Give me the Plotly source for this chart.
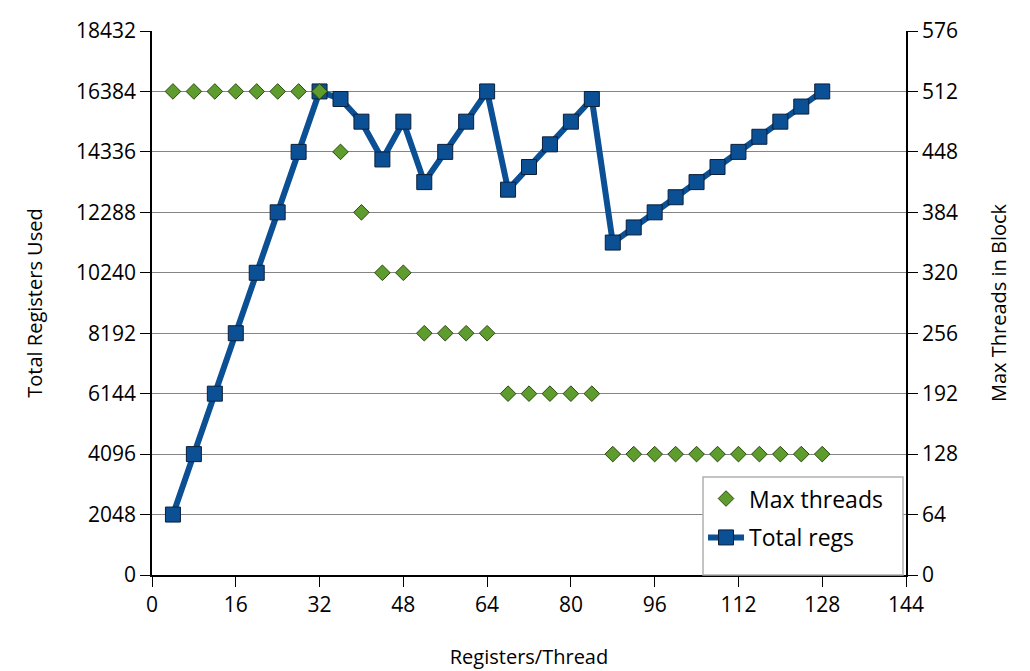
import plotly.graph_objects as go

# registers per thread (x axis)
regs_per_thread = [4, 8, 12, 16, 20, 24, 28, 32, 36, 40, 44, 48, 52, 56, 60, 64,
                   68, 72, 76, 80, 84, 88, 92, 96, 100, 104, 108, 112, 116, 120, 124, 128]

# max threads per block (right axis)
max_threads = [512, 512, 512, 512, 512, 512, 512, 512, 448, 384, 320, 320, 256, 256, 256, 256,
               192, 192, 192, 192, 192, 128, 128, 128, 128, 128, 128, 128, 128, 128, 128, 128]

# total registers used (left axis)
total_regs = [2048, 4096, 6144, 8192, 10240, 12288, 14336, 16384, 16128, 15360, 14080, 15360,
              13312, 14336, 15360, 16384, 13056, 13824, 14592, 15360, 16128, 11264, 11776,
              12288, 12800, 13312, 13824, 14336, 14848, 15360, 15872, 16384]

left_ticks = [0, 2048, 4096, 6144, 8192, 10240, 12288, 14336, 16384, 18432]
right_ticks = [0, 64, 128, 192, 256, 320, 384, 448, 512, 576]
x_ticks = [0, 16, 32, 48, 64, 80, 96, 112, 128, 144]

font_name = "Open Sans, Liberation Sans, sans-serif"

fig = go.Figure()

fig.add_trace(go.Scatter(
    x=regs_per_thread, y=max_threads, name="Max threads", yaxis="y2",
    mode="markers", legendgroup="a",
    marker=dict(symbol="diamond", size=12, color="#5E9C2E",
                line=dict(color="#2B4A12", width=1)),
))

fig.add_trace(go.Scatter(
    x=regs_per_thread, y=total_regs, name="Total regs",
    mode="lines+markers", legendgroup="b",
    line=dict(color="#0B4F94", width=6),
    marker=dict(symbol="square", size=15, color="#0B4F94",
                line=dict(color="#0A1F3A", width=1)),
))

axis_common = dict(
    showline=True, linecolor="black", linewidth=1.5,
    ticks="outside", ticklen=10, tickcolor="black",
    tickfont=dict(size=21, color="black"),
    zeroline=False, automargin=False,
)

# legend frame (paper coords), the legend itself sits inside it
legend_box = dict(x0=0.7308, x1=0.996, y0=0.0, y1=0.180)

fig.add_shape(
    type="rect", xref="paper", yref="paper", layer="above",
    fillcolor="white", line=dict(color="#B0B0B0", width=1.5),
    **legend_box,
)

# page body has an 8px margin, so the figure is shrunk by that much
fig.update_layout(
    width=1022, height=663,
    margin=dict(l=144, r=124, t=23, b=96),
    paper_bgcolor="white", plot_bgcolor="white",
    font=dict(family=font_name, color="black"),
    showlegend=True,
    xaxis=dict(
        range=[0, 144], tickvals=x_ticks, ticktext=[str(v) for v in x_ticks],
        showgrid=False,
        title=dict(text="Registers/Thread", font=dict(size=20), standoff=33),
        **axis_common,
    ),
    yaxis=dict(
        range=[0, 18432], tickvals=left_ticks, ticktext=[str(v) for v in left_ticks],
        showgrid=True, gridcolor="#858585", gridwidth=1,
        title=dict(text="Total Registers Used", font=dict(size=20), standoff=28),
        **axis_common,
    ),
    yaxis2=dict(
        range=[0, 576], tickvals=right_ticks, ticktext=[str(v) for v in right_ticks],
        overlaying="y", side="right", showgrid=False,
        title=dict(text="Max Threads in Block", font=dict(size=20), standoff=35),
        **axis_common,
    ),
    legend=dict(
        x=legend_box["x0"], y=legend_box["y1"], xanchor="left", yanchor="top",
        traceorder="grouped", tracegroupgap=6,
        bgcolor="rgba(0,0,0,0)", borderwidth=0,
        font=dict(size=23, color="black"),
        itemwidth=36,
    ),
)

fig.write_html("out.html")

—————

* _Short exercise_:
The lines from the top of the data above through the one holding "128, 128, 128]" are to be repeated exactly, and only those, with no pictures.

* _Task solution_:
Give me the Plotly source for this chart.
import plotly.graph_objects as go

# registers per thread (x axis)
regs_per_thread = [4, 8, 12, 16, 20, 24, 28, 32, 36, 40, 44, 48, 52, 56, 60, 64,
                   68, 72, 76, 80, 84, 88, 92, 96, 100, 104, 108, 112, 116, 120, 124, 128]

# max threads per block (right axis)
max_threads = [512, 512, 512, 512, 512, 512, 512, 512, 448, 384, 320, 320, 256, 256, 256, 256,
               192, 192, 192, 192, 192, 128, 128, 128, 128, 128, 128, 128, 128, 128, 128, 128]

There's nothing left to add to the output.